Мазин вошел в кабинет и начал хмуро стягивать плащ.

– Старик, – влетел Сосновский, – ты здесь? Раздевайся – и к шефу.

– Что еще горит?

– Пьяница со стадиона умер, не приходя в себя!

Сорокапятилетний мужчина, крупный, грузноватый, с короткой стрижкой «ежиком» и энергичным рукопожатием– таким был Петр Данилович Скворцов. А прозвище Дед внедрил он сам. Пришел из роддома, где дочка его родила мальчишку, и сказал весело: «Теперь я дед. Ясно, молодежь?»

Это была его слабость. И Мазина и Сосновского Скворцов считал чересчур молодыми. Возраст Дед измерял жизненным опытом. «Четыре года на фронте, в разведке! Каждый год – что весь ваш университет! – говорил он. – Вот и прикиньте, насколько я старше!» При всей внешней грубоватости Дед был человеком цивилизованным: подчиненных обычно называл на «вы», и вообще работать с ним было можно. В этом сходились и Игорь и Сосновский. Правда, воспринимали они Скворцова по–разному.

– Ну вот, Игорь Николаевич, еще событие! – сказал он. – Тщательно обдуманное убийство.

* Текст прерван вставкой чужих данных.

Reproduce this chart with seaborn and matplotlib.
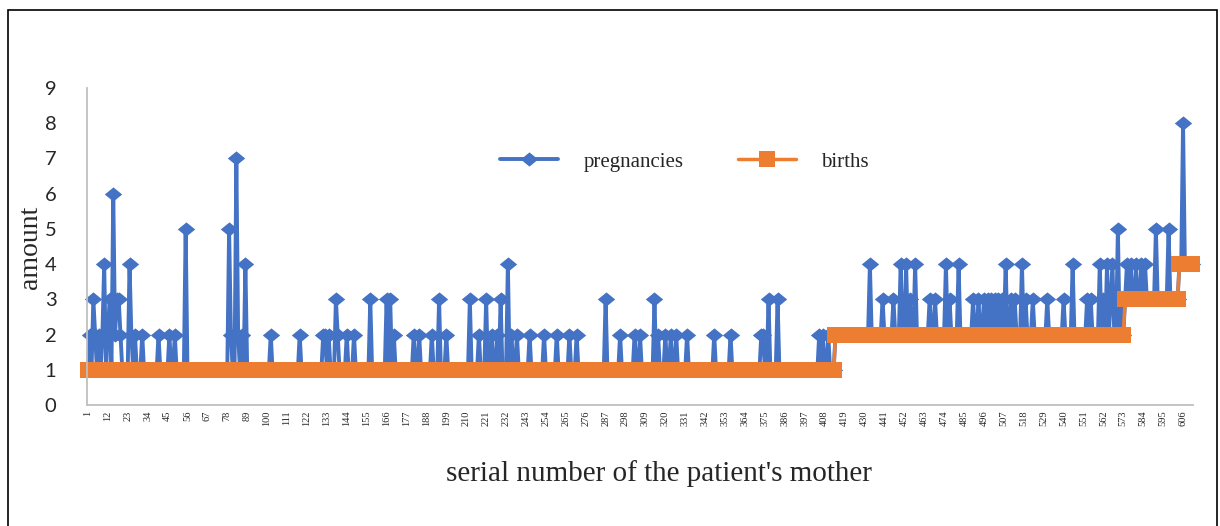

– Это точно. Убил не новичок. Удар очень квалифицированный, – подтвердил Пустовойтов, сидевший у окна. – Таким ударом снимали немецких часовых. Здесь практика нужна. В городе за последние годы ничего похожего не припоминаю.

– Я тоже, – кивнул Скворцов. – Придется поработать мозгами. Так как ни следов, ни свидетелей нет, путь один: установить личность убитого, потом докопаться до мотивов убийства. Ну, а там немножко останется – найти убийцу.

Все сдержанно улыбнулись.

– Действуйте. Суммируйте факты, намечайте план работы. Но институт не забывать! Ясно?

– Вас понял. Разрешите идти? Пойдемте, Илья Васильевич.